I am currently connected with ACS of the Phils. Inc. as a data entry operator. I have been with them for almost three years now. I had a nice start with ACS of the Phils. Inc. especially when I met again my friends from school and my previous work, it was on the fifth day of March 2007, I dredge up.
I think of meeting again Janeth Medilo, Joy Cuerbo, and Marven Frias who made a mark as my good friends. Also, I have seen many familiar faces from my previous company in the batch. Even when it was the first day in the company, I never felt concious and awkward. I even felt at home. The batch became so closely attached to each other. Each one came to know everyone. No one was aloft and out of place. We were like one big happy family. The sons and daughters of ACS of the Phils. Inc..
Months passed by as we slowly aged up in the company. But the friendship remains. There maybe some misunderstanding between members of the batch which I see as normal, the batch was still able to hold strong and stand as ONE. We were still able to save the friendship that keeps us together.

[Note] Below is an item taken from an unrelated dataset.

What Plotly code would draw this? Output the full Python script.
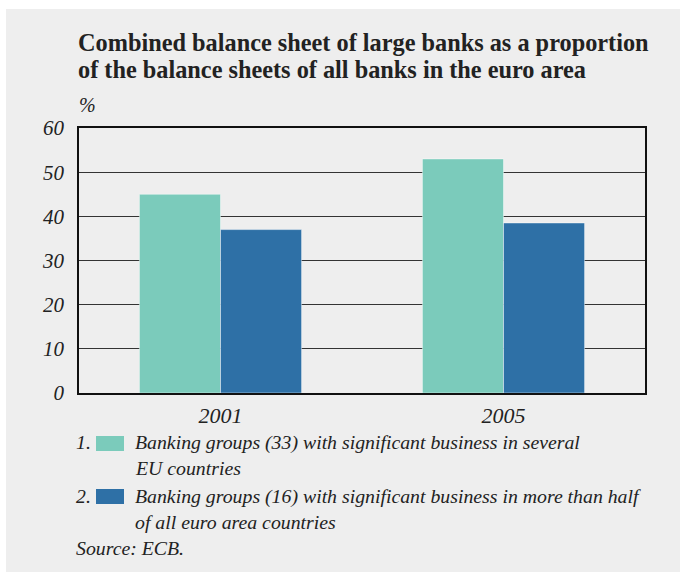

Year came, the friendship became a cement like wall that slowly gain cracks in time, only, this one came too early and so fast. Unknowingly, some friendship were broken and some were starting but not all. I for one had my share. I hate to see it happened but I had to let it be. It is something beyond my control.
To see some friendship stays the same, some even fosters makes me realize how wasteful my friendship with those people I valued so much since day one in ACS of the Phils. Inc. and I threw it away. But it was done and I’ve done it.
I’ve think it over a thousand times about my lost friends. I re-evaluate myself only to realize that forgiveness is a hard thing for me to do. They’ve asked for forgiveness but I refused to accept it. I felt stupid, arrogant, proud and shuttered. But I just did what I felt like doing. This is me. This will always be me.
But, I am not closing the door of friendship. To say my sorry and ask for forgiveness. I will even beg if I need to. Only, this time is not right and I am feeling it coming near.